Penses tu que les femmes dans l’escalade sont suffisamment représentées dans les voies historiques, notamment dans les projets comme ceux que tu réalises ?
Je ne peux pas nier le fait que l’on voit peu de films montrant les grimpeuses qui se lancent des challenges aussi ambitieux que ceux des hommes (sur le plan physique et mental). Il y a pourtant tellement de grimpeuses et de femmes vidéastes très inspirantes qui mènent de beaux projets qui mériteraient d’être partagés et filmés. Dans les années à venir, un de mes objectifs est d’apporter ma pierre à l’édifice et de mettre aussi en lumière les projets de grimpeuses au travers des films.
Le Toit a été la première 7c+ de Patrick Edlinger. Quel rôle ce genre de symboles joue-t-il dans ta perception de l’escalade, et comment ces références influencent elles ta manière d’aborder les projets ?
Patrick Edlinger est notre héros local à Toulon et la majorité des grimpeurs dans le sud ont entendu parler de celui qui a fait découvrir l’escalade au grand public en France. Depuis que j’ai commencé à grimper en falaise à Toulon, j’ai essayé de faire toutes les voies qu’il a équipées, elles sont toutes plus belles les unes que les autres. Son escalade était une danse verticale qui, j’espère, inspire encore les nouvelles générations et je recommande à tout grimpeur de regarder sur YouTube ces deux vidéos: « La Vie Au Bout Des Doigts » et « Opéra Vertical ».
On te connaît pour ton approche extrêmement réfléchie de l’escalade, notamment en trad.

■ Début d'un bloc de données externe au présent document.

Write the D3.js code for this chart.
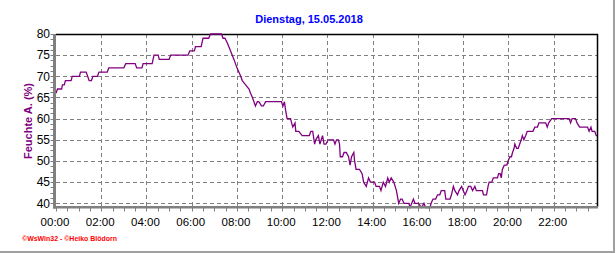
<!DOCTYPE html>
<html>
<head>
<meta charset="utf-8">
<script src="https://cdn.jsdelivr.net/npm/d3@7"></script>
<style>
html,body{margin:0;padding:0;background:#fff;}
svg{display:block;}
text{font-family:Arial,"Liberation Sans",sans-serif;}
</style>
</head>
<body>
<script>
const title = "Dienstag, 15.05.2018";
const yLabel = "Feuchte A.  (%)";
const footer = "\u00A9WsWin32  -  \u00A9Heiko Blödorn";
const xTickLabels = ["00:00","02:00","04:00","06:00","08:00","10:00","12:00","14:00","16:00","18:00","20:00","22:00"];
const yTicks = [40,45,50,55,60,65,70,75,80];

const times = ["00:00","00:04","00:15","00:17","00:22","00:25","00:40","00:43","01:02","01:05","01:20","01:28","01:34","01:38","01:50","01:54","02:16","02:20","03:00","03:05","03:30","03:34","03:48","03:51","04:15","04:20","04:31","04:34","05:00","05:04","05:50","05:55","06:07","06:10","06:25","06:30","06:45","06:50","07:19","07:23","07:28",
"07:34","07:43","07:52","08:00","08:10","08:14","08:23","08:32","08:36","08:41","08:49","08:54","08:58","09:05","09:10","09:16","09:58","10:02","10:06","10:09","10:13","10:22","10:28","10:34","10:36","10:44","10:53","11:12","11:16","11:21","11:26","11:29","11:36","11:40","11:47","11:51","11:56",
"12:02","12:16","12:20","12:24","12:29","12:32","12:34","12:40","12:44","12:50","12:56","13:00","13:04","13:10","13:12","13:16","13:25","13:32","13:36","13:43","13:49","13:54","14:05","14:09","14:18","14:22","14:28","14:34","14:40","14:44","14:49","14:56","15:03","15:09","15:14","15:18","15:23","15:36","15:39","15:48","15:52","16:02","16:09","16:16","16:20","16:32","16:35","16:40","16:47","16:52","16:58","17:02","17:11","17:14","17:25","17:29","17:34","17:38","17:45","17:49","17:56",
"18:00","18:05","18:10","18:14","18:20","18:25","18:31","18:35","18:51","18:54","19:02","19:06","19:09","19:16","19:20","19:31","19:34","19:38","19:41","19:44","19:49","19:56","19:59","20:04","20:08","20:11","20:15","20:17","20:22","20:26","20:30","20:34","20:37","20:41","20:46","20:50","21:05","21:10","21:17","21:21","21:39","21:43","21:47","21:55","22:41","22:45","22:49","22:58","23:02","23:09","23:30","23:34","23:39","23:42","23:49","23:53","23:55"];

const humidity = [66,67,67,68,68,69,69,70,70,71,71,69,69,70,70,71,71,72,72,73,73,72,72,73,73,75,75,74,74,75,75,76,76,77,77,79,79,80,80,79,79,
78,76,74,72,70,69,68,67,66,65,63,64,64,63,63,64,64,63,64,62,60,60,58,59,57,57,56,56,57,57,54,55,56,54,56,54,54,
55,55,54,55,55,54,51,51,52,52,51,49,51,52,50,48,48,47,45,44,46,45,45,44,44,43,45,44,46,45,46,45,43,40,41,41,40,40,39,41,40,40,39,40,39,39,40,41,41,42,42,43,43,41,41,42,44,43,42,43,44,
43,42,43,44,44,43,44,43,43,42,42,44,45,45,46,46,47,47,46,48,49,49,50,51,51,52,53,54,53,53,54,55,56,55,56,57,57,58,58,59,59,58,59,60,60,59,60,60,59,58,58,57,58,57,57,56,56];

const toMin = s => { const [h,m] = s.split(":").map(Number); return h*60+m; };
const data = times.map((t,i)=>({t:toMin(t), v:humidity[i]}));

const W=616,H=253;
const pL=56,pR=597,pT=34,pB=203.3;
const svg = d3.select("body").append("svg").attr("width",W).attr("height",H);
svg.append("rect").attr("width",W).attr("height",H).attr("fill","#fff");

const x = d3.scaleLinear().domain([0,1435]).range([pL,pR]);
const y = d3.scaleLinear().domain([40,80]).range([pB,pT]);

const gridColor="#808080";
svg.append("g").selectAll("line").data(yTicks.filter(d=>d<80)).join("line")
  .attr("x1",pL).attr("x2",pR).attr("y1",d=>Math.round(y(d))+0.5).attr("y2",d=>Math.round(y(d))+0.5)
  .attr("stroke",gridColor).attr("stroke-width",1).attr("stroke-dasharray","4,3");
const xTickVals = xTickLabels.map(toMin);
svg.append("g").selectAll("line").data(xTickVals.filter(d=>d>0)).join("line")
  .attr("x1",d=>Math.round(x(d))+0.5).attr("x2",d=>Math.round(x(d))+0.5).attr("y1",pT).attr("y2",207)
  .attr("stroke",gridColor).attr("stroke-width",1).attr("stroke-dasharray","4,3");

svg.append("line").attr("x1",pL).attr("x2",pR+1).attr("y1",pT+0.5).attr("y2",pT+0.5).attr("stroke","#000").attr("stroke-width",1.5);
svg.append("line").attr("x1",pR+0.5).attr("x2",pR+0.5).attr("y1",pT).attr("y2",207).attr("stroke","#000").attr("stroke-width",1.5);

const line = d3.line().x(d=>x(d.t)).y(d=>y(d.v));
svg.append("path").datum(data).attr("d",line).attr("fill","none").attr("stroke","#800080").attr("stroke-width",1.3).attr("stroke-linejoin","miter");

svg.append("rect").attr("x",53).attr("y",pT).attr("width",3).attr("height",208.5-pT).attr("fill","#808080");
svg.append("rect").attr("x",53).attr("y",206).attr("width",pR-53+1).attr("height",2.5).attr("fill","#808080");

const minor = d3.range(40,80.01,1.25);
svg.append("g").selectAll("line").data(minor).join("line")
  .attr("x1",50.5).attr("x2",53).attr("y1",d=>Math.round(y(d))+0.5).attr("y2",d=>Math.round(y(d))+0.5)
  .attr("stroke","#808080").attr("stroke-width",1);
svg.append("g").selectAll("line").data(d3.range(0,1436,30)).join("line")
  .attr("x1",d=>Math.round(x(d))+0.5).attr("x2",d=>Math.round(x(d))+0.5).attr("y1",208).attr("y2",211.5)
  .attr("stroke","#808080").attr("stroke-width",1);

svg.append("g").selectAll("text").data(yTicks).join("text")
  .attr("x",50).attr("y",d=>y(d)).attr("dy","0.36em").attr("text-anchor","end")
  .attr("font-size","12px").attr("fill","#000").text(d=>d);
svg.append("g").selectAll("text").data(xTickVals).join("text")
  .attr("x",d=>x(d)-1).attr("y",226).attr("text-anchor","middle")
  .attr("font-size","11.5px").attr("fill","#000").text((d,i)=>xTickLabels[i]);

svg.append("text").attr("x",309).attr("y",23).attr("text-anchor","middle")
  .attr("font-size","11px").attr("font-weight","bold").attr("fill","#0000ff").text(title);
svg.append("text").attr("transform","translate(32,121) rotate(-90)").attr("text-anchor","middle")
  .attr("font-size","11px").attr("font-weight","bold").attr("fill","#800080").text(yLabel);
svg.append("text").attr("x",22).attr("y",241).attr("font-size","7px").attr("font-weight","bold")
  .attr("fill","#ff0000").attr("textLength",95).attr("lengthAdjust","spacingAndGlyphs").text(footer);

svg.append("rect").attr("x",613).attr("y",0).attr("width",2).attr("height",253).attr("fill","#a0a0a0");
svg.append("rect").attr("x",0).attr("y",251).attr("width",615).attr("height",2).attr("fill","#a0a0a0");
</script>
</body>
</html>
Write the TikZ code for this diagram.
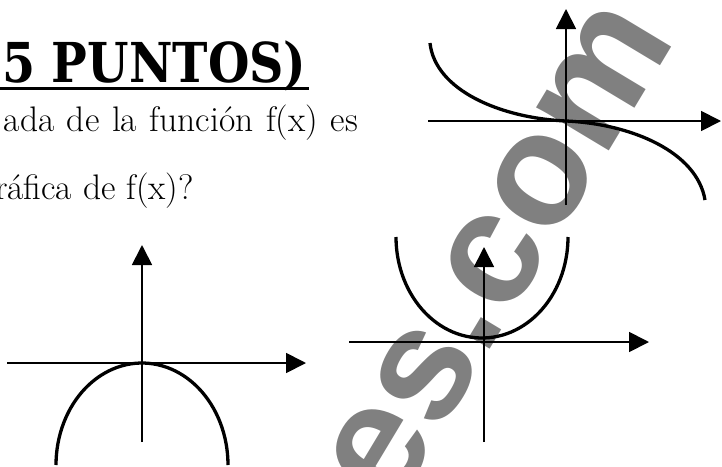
\documentclass[tikz,border=0pt]{standalone}
\usepackage{fontspec}
\usepackage{graphicx}
\newfontfamily\titlefont{DejaVu Serif}
\newfontfamily\wmfont{Liberation Sans}
\usetikzlibrary{arrows.meta}
\definecolor{wmgray}{HTML}{808080}
\begin{document}
\begin{tikzpicture}[x=1pt,y=-1pt,
  axis/.style={line width=1.8pt,-{Triangle[length=20pt,width=20pt]}},
  curve/.style={line width=3.3pt},
  wm/.style={font=\wmfont\bfseries\fontsize{160}{160}\selectfont, text=wmgray, rotate=59, inner sep=0pt},
  body/.style={anchor=base east, inner sep=0pt, font=\fontsize{35.5}{40}\selectfont}]
\useasboundingbox (0,0) rectangle (722,466);
% watermark
\node[wm] (wm) at (499,253) {es.com};
% title
\node[anchor=base west, inner sep=0pt] (title) at (2,82) {\scalebox{0.865}[1]{\titlefont\bfseries\fontsize{55}{60}\selectfont 5 PUNTOS)}};
\draw[line width=3pt] (0,88) -- ([xshift=2pt,yshift=-6pt]title.base east);
% body text
\node[body] (l1) at (358,131) {\makebox[354pt][s]{ada de la función f(x) es}};
\node[body] (l2) at (194,199) {ráfica de f(x)?};
% graph A
\coordinate (Ab) at (142,442); \coordinate (At) at (142,245);
\coordinate (Al) at (7,363); \coordinate (Ar) at (306,363);
\draw[axis] (Ab) -- (At);
\draw[axis] (Al) -- (Ar);
\draw[curve] plot[domain=0:180,samples=60] ({142+86*cos(\x)},{465-102*sin(\x)});
% graph B
\coordinate (Bb) at (484,442); \coordinate (Bt) at (484,247);
\coordinate (Bl) at (349,342); \coordinate (Br) at (649,342);
\draw[axis] (Bb) -- (Bt);
\draw[axis] (Bl) -- (Br);
\draw[curve] plot[domain=180:360,samples=60] ({482+86*cos(\x)},{237-101*sin(\x)});
% graph C
\coordinate (Cb) at (566,205); \coordinate (Ct) at (566,9);
\coordinate (Cl) at (428,121); \coordinate (Cr) at (721,121);
\draw[axis] (Cb) -- (Ct);
\draw[axis] (Cl) -- (Cr);
\draw[curve] (430,43) .. controls (435,90) and (500,118) .. (566,121)
  .. controls (632,124) and (697,152) .. (705,200);
\end{tikzpicture}
\end{document}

Pour toi, quel est le prochain projet que tu aimerais relever pour repousser encore plus loin tes limites ?
Mon prochain défi se passera en juin 2025 au Yosemite et sera sans aucun doute un des défis les plus difficiles et dangereux que je me sois lancé. Je ne préfère pour l’instant pas en dire plus et il vous faudra suivre la suite de mes aventures.
En tant que grimpeuse engagée dans des voies mythiques, que dirais tu à toutes ces jeunes femmes qui rêvent de suivre tes traces ? Quel conseil leur donnerais tu pour qu’elles se sentent prêtes à relever leurs propres projets ?
Je vous dirais de foncer, de croire en vous, d’être déterminées, de rencontrer et de vous entourer de personnes qui ont ce même feu intérieur et de tout mettre en oeuvre pour réaliser vos rêves!
Accomplissez vos rêves et vos projets quelque soit le temps que cela demande (mois, années) car quand vous réussirez, c’est la promesse de vivre des moments intenses et inoubliables. Mon prochain rêve me fait très peur mais je sais qu’avec du travail, beaucoup d’entraînement, une bonne analyse de la sécurité et une partenaire de confiance, nous pouvons réussir.